'''

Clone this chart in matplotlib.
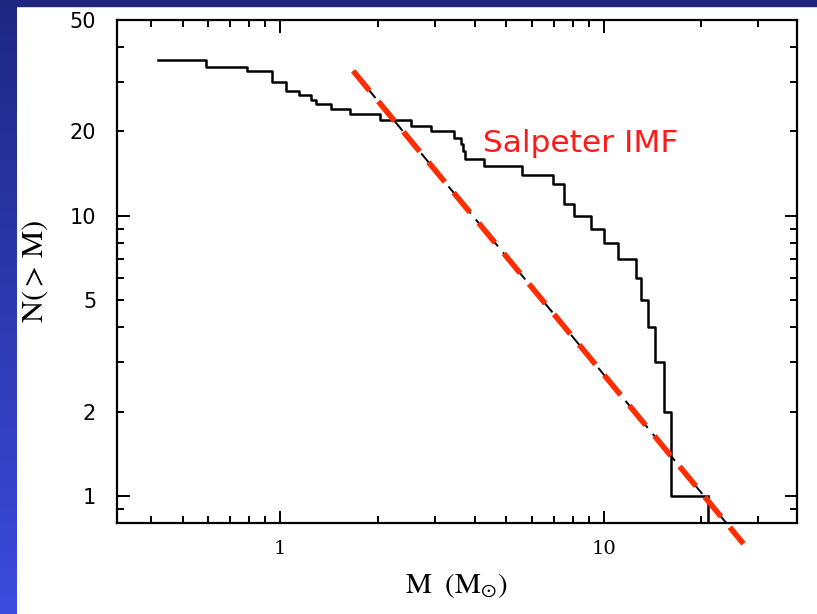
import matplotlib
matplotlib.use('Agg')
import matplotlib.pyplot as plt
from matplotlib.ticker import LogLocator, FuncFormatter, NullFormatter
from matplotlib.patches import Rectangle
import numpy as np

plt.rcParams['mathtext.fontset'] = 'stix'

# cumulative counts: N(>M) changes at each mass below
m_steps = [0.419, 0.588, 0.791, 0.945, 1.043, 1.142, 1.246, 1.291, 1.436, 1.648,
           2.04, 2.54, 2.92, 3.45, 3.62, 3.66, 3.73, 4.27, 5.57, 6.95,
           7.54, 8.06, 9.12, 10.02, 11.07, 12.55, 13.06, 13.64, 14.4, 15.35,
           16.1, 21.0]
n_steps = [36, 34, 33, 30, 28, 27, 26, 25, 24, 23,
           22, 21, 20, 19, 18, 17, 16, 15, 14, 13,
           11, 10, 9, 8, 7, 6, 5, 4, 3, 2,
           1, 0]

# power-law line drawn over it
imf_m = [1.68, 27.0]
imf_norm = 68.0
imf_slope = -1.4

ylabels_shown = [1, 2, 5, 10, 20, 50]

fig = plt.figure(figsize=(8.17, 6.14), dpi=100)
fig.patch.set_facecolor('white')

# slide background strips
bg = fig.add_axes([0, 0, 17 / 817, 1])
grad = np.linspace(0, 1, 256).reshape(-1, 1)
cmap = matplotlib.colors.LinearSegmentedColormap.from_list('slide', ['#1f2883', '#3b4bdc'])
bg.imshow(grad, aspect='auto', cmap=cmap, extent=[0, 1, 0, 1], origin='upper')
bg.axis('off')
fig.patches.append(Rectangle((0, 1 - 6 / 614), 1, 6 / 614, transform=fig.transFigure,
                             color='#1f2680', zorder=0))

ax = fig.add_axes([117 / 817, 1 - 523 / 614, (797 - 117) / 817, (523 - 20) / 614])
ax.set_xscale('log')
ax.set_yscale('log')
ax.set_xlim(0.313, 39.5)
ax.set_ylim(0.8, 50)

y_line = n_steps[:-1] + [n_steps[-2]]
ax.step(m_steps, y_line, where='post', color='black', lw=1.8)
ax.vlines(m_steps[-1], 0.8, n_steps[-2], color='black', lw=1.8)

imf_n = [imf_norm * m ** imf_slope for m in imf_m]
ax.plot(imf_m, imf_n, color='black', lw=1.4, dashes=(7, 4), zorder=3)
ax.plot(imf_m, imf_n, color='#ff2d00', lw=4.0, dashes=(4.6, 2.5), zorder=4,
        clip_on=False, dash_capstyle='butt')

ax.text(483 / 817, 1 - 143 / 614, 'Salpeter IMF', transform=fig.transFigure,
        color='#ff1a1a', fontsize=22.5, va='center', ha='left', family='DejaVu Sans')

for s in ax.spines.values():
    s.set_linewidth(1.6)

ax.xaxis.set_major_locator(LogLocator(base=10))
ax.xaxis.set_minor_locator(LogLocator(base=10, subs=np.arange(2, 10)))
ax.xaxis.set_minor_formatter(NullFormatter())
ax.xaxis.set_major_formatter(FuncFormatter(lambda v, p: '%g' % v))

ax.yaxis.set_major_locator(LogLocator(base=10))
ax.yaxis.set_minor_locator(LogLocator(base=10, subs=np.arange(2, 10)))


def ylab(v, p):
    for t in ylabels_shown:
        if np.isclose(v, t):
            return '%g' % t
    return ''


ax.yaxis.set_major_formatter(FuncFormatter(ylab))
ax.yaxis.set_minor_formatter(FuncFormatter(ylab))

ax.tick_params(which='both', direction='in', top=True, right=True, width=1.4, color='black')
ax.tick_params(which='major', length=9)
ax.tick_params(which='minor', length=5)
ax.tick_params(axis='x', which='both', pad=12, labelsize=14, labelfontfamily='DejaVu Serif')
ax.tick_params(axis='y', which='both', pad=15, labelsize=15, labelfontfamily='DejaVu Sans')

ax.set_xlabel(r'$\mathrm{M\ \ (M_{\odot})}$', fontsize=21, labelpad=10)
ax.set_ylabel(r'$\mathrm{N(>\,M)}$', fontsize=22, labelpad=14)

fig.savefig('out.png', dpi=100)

'''

**Required work**
Repeat only what lies between the start of the data and the end of the line containing "fig.patch.set_facecolor('white')", exactly, with pictures left out.

**Final answer**
Clone this chart in matplotlib.
import matplotlib
matplotlib.use('Agg')
import matplotlib.pyplot as plt
from matplotlib.ticker import LogLocator, FuncFormatter, NullFormatter
from matplotlib.patches import Rectangle
import numpy as np

plt.rcParams['mathtext.fontset'] = 'stix'

# cumulative counts: N(>M) changes at each mass below
m_steps = [0.419, 0.588, 0.791, 0.945, 1.043, 1.142, 1.246, 1.291, 1.436, 1.648,
           2.04, 2.54, 2.92, 3.45, 3.62, 3.66, 3.73, 4.27, 5.57, 6.95,
           7.54, 8.06, 9.12, 10.02, 11.07, 12.55, 13.06, 13.64, 14.4, 15.35,
           16.1, 21.0]
n_steps = [36, 34, 33, 30, 28, 27, 26, 25, 24, 23,
           22, 21, 20, 19, 18, 17, 16, 15, 14, 13,
           11, 10, 9, 8, 7, 6, 5, 4, 3, 2,
           1, 0]

# power-law line drawn over it
imf_m = [1.68, 27.0]
imf_norm = 68.0
imf_slope = -1.4

ylabels_shown = [1, 2, 5, 10, 20, 50]

fig = plt.figure(figsize=(8.17, 6.14), dpi=100)
fig.patch.set_facecolor('white')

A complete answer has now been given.